Task description
Omit every picture, and retype the lines that run from the beginning of the data below through the line containing "qgsp_10 = [-1.57, -0.94, -0.57, -0.27, -0.09, -0.005]", inclusive.
════════════════════
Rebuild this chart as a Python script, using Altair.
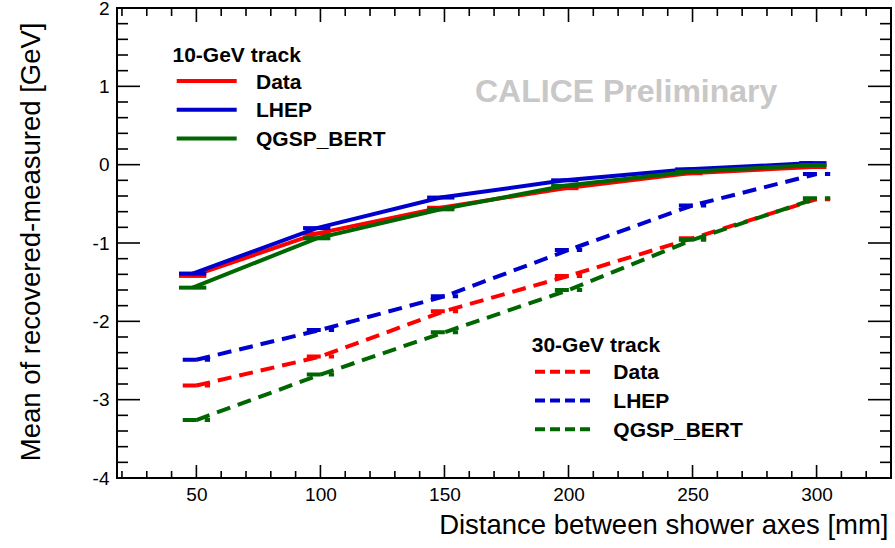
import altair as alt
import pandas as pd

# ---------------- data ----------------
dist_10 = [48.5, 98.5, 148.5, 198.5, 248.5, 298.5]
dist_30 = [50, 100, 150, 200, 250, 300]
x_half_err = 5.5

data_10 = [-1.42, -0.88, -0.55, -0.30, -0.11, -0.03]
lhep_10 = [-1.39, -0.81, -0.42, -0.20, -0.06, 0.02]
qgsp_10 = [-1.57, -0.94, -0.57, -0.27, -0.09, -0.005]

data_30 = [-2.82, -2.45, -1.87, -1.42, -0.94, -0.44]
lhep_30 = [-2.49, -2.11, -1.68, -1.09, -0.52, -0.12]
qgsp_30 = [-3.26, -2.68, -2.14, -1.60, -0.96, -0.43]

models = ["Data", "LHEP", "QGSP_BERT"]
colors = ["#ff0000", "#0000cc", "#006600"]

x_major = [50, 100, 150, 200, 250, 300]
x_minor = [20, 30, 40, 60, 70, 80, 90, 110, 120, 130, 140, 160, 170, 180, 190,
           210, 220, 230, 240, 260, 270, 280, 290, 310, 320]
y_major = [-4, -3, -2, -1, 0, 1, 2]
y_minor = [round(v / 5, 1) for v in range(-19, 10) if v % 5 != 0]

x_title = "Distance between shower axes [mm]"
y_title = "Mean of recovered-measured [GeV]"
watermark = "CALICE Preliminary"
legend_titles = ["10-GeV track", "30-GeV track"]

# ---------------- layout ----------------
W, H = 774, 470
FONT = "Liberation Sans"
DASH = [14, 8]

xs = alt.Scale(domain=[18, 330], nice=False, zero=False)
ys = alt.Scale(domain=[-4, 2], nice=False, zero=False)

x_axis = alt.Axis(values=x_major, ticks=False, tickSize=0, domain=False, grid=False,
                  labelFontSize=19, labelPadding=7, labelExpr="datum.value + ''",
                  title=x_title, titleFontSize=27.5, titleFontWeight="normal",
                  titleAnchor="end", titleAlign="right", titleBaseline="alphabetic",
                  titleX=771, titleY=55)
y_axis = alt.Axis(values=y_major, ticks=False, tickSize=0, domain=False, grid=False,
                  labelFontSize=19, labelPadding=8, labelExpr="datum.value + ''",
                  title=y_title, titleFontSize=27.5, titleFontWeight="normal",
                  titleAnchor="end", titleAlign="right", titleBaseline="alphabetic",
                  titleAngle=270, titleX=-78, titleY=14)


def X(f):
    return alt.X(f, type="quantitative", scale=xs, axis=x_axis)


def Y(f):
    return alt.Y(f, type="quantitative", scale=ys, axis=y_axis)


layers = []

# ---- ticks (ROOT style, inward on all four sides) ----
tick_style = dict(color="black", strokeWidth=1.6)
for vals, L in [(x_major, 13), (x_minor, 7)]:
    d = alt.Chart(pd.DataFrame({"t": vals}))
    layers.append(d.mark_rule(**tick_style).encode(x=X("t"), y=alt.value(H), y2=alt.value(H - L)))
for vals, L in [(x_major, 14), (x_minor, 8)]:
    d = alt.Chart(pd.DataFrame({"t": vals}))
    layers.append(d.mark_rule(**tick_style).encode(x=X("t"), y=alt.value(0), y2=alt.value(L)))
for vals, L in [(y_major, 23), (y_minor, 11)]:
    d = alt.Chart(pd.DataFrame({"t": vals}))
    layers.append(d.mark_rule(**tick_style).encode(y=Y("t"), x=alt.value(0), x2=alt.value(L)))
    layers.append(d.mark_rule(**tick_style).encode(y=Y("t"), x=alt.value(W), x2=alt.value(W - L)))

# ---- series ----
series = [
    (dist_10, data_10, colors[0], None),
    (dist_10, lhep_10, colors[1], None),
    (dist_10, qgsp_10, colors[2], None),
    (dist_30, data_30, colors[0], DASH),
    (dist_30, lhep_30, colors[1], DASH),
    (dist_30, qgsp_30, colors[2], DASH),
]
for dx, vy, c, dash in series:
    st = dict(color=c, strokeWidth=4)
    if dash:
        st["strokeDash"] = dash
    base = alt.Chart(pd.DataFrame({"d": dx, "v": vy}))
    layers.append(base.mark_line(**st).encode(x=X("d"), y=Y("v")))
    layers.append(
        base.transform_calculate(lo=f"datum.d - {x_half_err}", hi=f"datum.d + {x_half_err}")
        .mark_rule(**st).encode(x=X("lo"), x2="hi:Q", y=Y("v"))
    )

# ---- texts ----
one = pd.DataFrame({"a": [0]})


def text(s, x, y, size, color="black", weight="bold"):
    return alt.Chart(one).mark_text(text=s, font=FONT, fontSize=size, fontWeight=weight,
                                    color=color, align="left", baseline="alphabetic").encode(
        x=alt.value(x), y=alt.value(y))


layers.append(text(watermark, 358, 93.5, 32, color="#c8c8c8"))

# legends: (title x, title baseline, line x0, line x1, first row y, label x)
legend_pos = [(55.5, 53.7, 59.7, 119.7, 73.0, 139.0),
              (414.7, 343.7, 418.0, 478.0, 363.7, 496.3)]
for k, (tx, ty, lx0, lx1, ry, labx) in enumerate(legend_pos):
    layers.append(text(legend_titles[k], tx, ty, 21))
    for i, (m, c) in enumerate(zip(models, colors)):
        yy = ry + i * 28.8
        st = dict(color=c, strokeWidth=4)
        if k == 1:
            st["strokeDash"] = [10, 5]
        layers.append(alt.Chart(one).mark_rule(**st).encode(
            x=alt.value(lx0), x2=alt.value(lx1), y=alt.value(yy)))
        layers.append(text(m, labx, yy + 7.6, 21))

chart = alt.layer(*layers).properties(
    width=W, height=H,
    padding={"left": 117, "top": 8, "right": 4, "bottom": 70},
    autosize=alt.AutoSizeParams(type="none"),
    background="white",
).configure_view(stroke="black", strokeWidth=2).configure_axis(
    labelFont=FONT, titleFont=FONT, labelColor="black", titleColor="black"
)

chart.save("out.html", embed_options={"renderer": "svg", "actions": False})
════════════════════
Output below
Rebuild this chart as a Python script, using Altair.
import altair as alt
import pandas as pd

# ---------------- data ----------------
dist_10 = [48.5, 98.5, 148.5, 198.5, 248.5, 298.5]
dist_30 = [50, 100, 150, 200, 250, 300]
x_half_err = 5.5

data_10 = [-1.42, -0.88, -0.55, -0.30, -0.11, -0.03]
lhep_10 = [-1.39, -0.81, -0.42, -0.20, -0.06, 0.02]
qgsp_10 = [-1.57, -0.94, -0.57, -0.27, -0.09, -0.005]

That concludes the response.